Версия для печати
Homo шинелиус
Спектаклем Валерия Фокина с Мариной Нееловой в роли Акакия
Акакиевича театр "Современник" открыл свою Другую сцену
У "Шинели" судьба всех шумных проектов. Она так оригинально
задумана, о ней так много и с удовольствием рассказывали участники, что заранее
предвкушаешь нечто необыкновенное.
Поначалу зрелище не только не обманывает, но и превосходит все
ожидания: из огромной двухметровой шинели вылупляется маленький лысоватый
затылок с пучками седых волос, потом оборачивается сморщенное личико с белесыми
подслеповатыми глазками - не Марина Неелова, а торжество актерского
перевоплощения, помноженное на шедевр гримерного искусства.

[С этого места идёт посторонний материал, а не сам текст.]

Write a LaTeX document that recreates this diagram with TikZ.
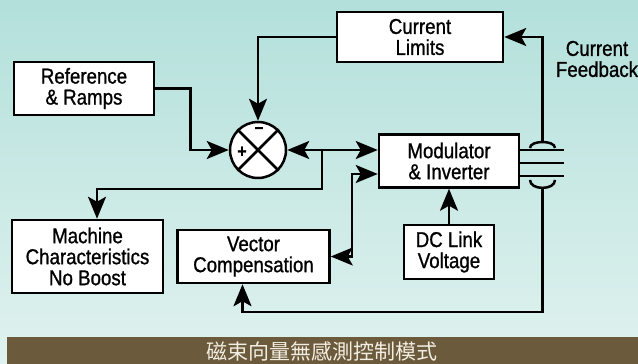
\documentclass[tikz,border=0pt]{standalone}
\usepackage{fontspec}
\setmainfont{Liberation Sans}[FakeStretch=0.87,FakeBold=1]
\newfontfamily\cjk{Noto Sans CJK TC}
\usepackage{tikz}
\usetikzlibrary{positioning,arrows.meta}
\definecolor{bgTop}{HTML}{B3E0DB}
\definecolor{bgBottom}{HTML}{E0F2EF}
\definecolor{barBrown}{HTML}{6B5A3C}
\definecolor{barText}{HTML}{F3EEE2}
\tikzset{
  blk/.style={draw, fill=white, line width=2.5pt, inner sep=0pt, align=center},
  wire/.style={line width=2.5pt},
  sign/.style={font=\bfseries\fontsize{18}{18}\selectfont, inner sep=0pt},
  >={Stealth[length=22pt,width=18pt,inset=5pt]}
}

\begin{document}
\begin{tikzpicture}[x=1pt,y=1pt,font=\fontsize{21.5}{21}\selectfont]
\useasboundingbox (0,0) rectangle (638,364);
%% background and title bar
\shade[top color=bgTop,bottom color=bgBottom] (0,0) rectangle (638,364);
\fill[barBrown] (7,0) rectangle (638,27);
\node[text=barText,font=\cjk\fontsize{21}{21}\selectfont] (title) at (322,13) {磁束向量無感測控制模式};
%the nodes
\node [blk,minimum width=166,minimum height=50] (limits) at (420,327) {Current\\Limits};
\node [blk,minimum width=140,minimum height=53] (ref) at (84,275.5) {Reference\\\& Ramps};
\node [blk,circle,minimum size=56] (sum) at (258,214) {};
\node [blk,minimum width=140,minimum height=53] (mod) at (449,203) {Modulator\\\& Inverter};
\node [blk,minimum width=90,minimum height=54,below=35pt of mod] (dclink) {DC Link\\Voltage};
\node [blk,minimum width=151,minimum height=73] (machine) at (87.5,107.5) {Machine\\Characteristics\\No Boost};
\node [blk,minimum width=152,minimum height=53,right=12pt of machine] (vector) {Vector\\Compensation};
\node [align=center] (feedback) at (597,305) {Current\\Feedback};
\node [sign] (sumMinus) at (259,234) {–};
\node [sign] (sumPlus) at (242,212) {+};
\coordinate (split) at (322,214);
\coordinate (vecin) at (352,190);
\coordinate (fbtop) at (542.5,222);
\coordinate (fbbot) at (542.5,176);
%drawings of lines
\draw[wire] (sum.north west) -- (sum.south east);
\draw[wire] (sum.north east) -- (sum.south west);

\draw[wire,->] (ref.east) -- ++(35,0) |- (sum.west);
\draw[wire,->] (limits.west) -| (sum.north);

\draw[wire,<->] (sum.east) -- (sum.east -| mod.west);
\draw[wire,->] (split) -- ++(0,-39) -| ([xshift=9.5]machine.north);

\draw[wire,<->] (vector.east) -| (vecin) -- (vecin -| mod.west);
\draw[wire,->] (dclink.north) -- (mod.south);

\foreach \dy in {11,-2,-15}
  \draw[wire] ([yshift=\dy]mod.east) -- ++(44,0);

\draw[wire] (530,216) .. controls (530,224) and (555,224) .. (555,216);
\draw[wire] (530,184) .. controls (530,173.5) and (555,173.5) .. (555,184);
\draw[wire,->] (fbtop) |- (limits.east);
\draw[wire,->] (fbbot) -- ++(0,-124) -| ([xshift=-11]vector.south);

\end{tikzpicture}
\end{document}
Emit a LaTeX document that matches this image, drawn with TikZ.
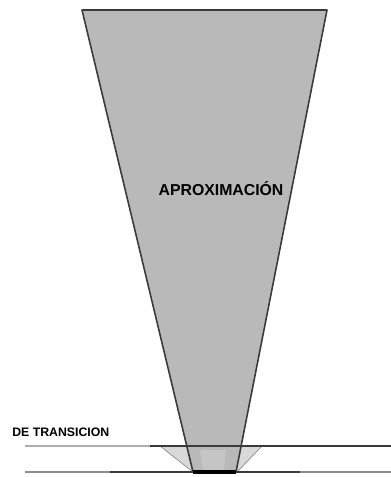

Слышится странная музыка Александра Бакши в изысканном исполнении ансамбля
"Сирин", сконструированное Александром Боровским пространство мерцает и
переливается всеми оттенками серого, а на подсвеченном экране мелькают зловещие
петербуржские тени, придуманные Ильей Эппельбаумом. Словом, лучшие силы
современного театра демонстрируют богатство своих возможностей. Никакого
разнобоя - все в строгом ансамбле. Прима этого ансамбля - Марина Неелова. Ее
внешний рисунок виртуозен, как балетная партия: разработано каждое движение,
каждый жест ручки или ножки, каждая модуляция голоса и две отточенные гримаски
- умиления и ужаса.
Первые минуты жадно разглядываешь этот удивительный мир, где метет не
театральный, а по-настоящему тающий снег, где в шинели обитает человекообразная
моль - оживший персонаж гениального мультфильма Норштейна. А потом вдруг
наступает равнодушие.
Так бывает в детстве, когда долго и кропотливо обустраиваешь кукольное жилище,
добиваясь, чтобы все было "по-настоящему": кукольные вилочки и ложечки,
кукольный торшер. И вот, наконец, дом закончен. Удовлетворенно разглядываешь
все мелочи и... испытываешь разочарование: что делать с этим мирком дальше, как
заставить его ожить?!
Никакого "дальше" Фокин не придумал - видимо, слишком увлекся оттачиванием
деталей. Куколка Акакий Акакиевич, покружив по сцене, пропищав несколько фраз,
умоляя грозную тень портного починить старую шинель, усаживается на стульчик и
засыпает. Прелестные буквочки пляшут по экрану, складываясь в заветное слово
"шинель". Но зал устал умиляться и равнодушно взирает, как сама собою является
новая шинель, еще величественнее прежней и явно женского рода - сперва
кокетливо уворачивается от Акакия Акакиевича, потом милостиво подает ему рукав
и царственно впускает в свое уютное нутро.
На лице Нееловой сменяются все те же гримаски, что и вначале. Похоже, режиссер
заковал ее в такую жесткую внешнюю партитуру, что зрителю никак не удается
почувствовать, происходит ли что-нибудь у ее персонажа внутри. И потому зал
подобно Башмачкину погружается в какую-то растительную спячку.
Странно, однако, выходит: когда Акакий Акакиевич, вернувшись от портного,
баюкает свою прохудившуюся шинель - ее, "заболевшую", лежащую на сцене мертвым
грузом, жалко. А вот когда за экраном зловещие тени отнимают новую шинель,
Башмачкин пищит им: "Я брат ваш!", а после, как в гроб, укладывается в прежнюю
шинель и, пронзительно взвизгнув, затихает, - испытываешь столько же эмоций,
как если бы на твоих глазах прихлопнули моль.
Кто его знает почему, но гоголевская "Шинель" пошутила над Фокиным так же, как
над Акакием Акакиевичем: поманила, обольстила и уплыла.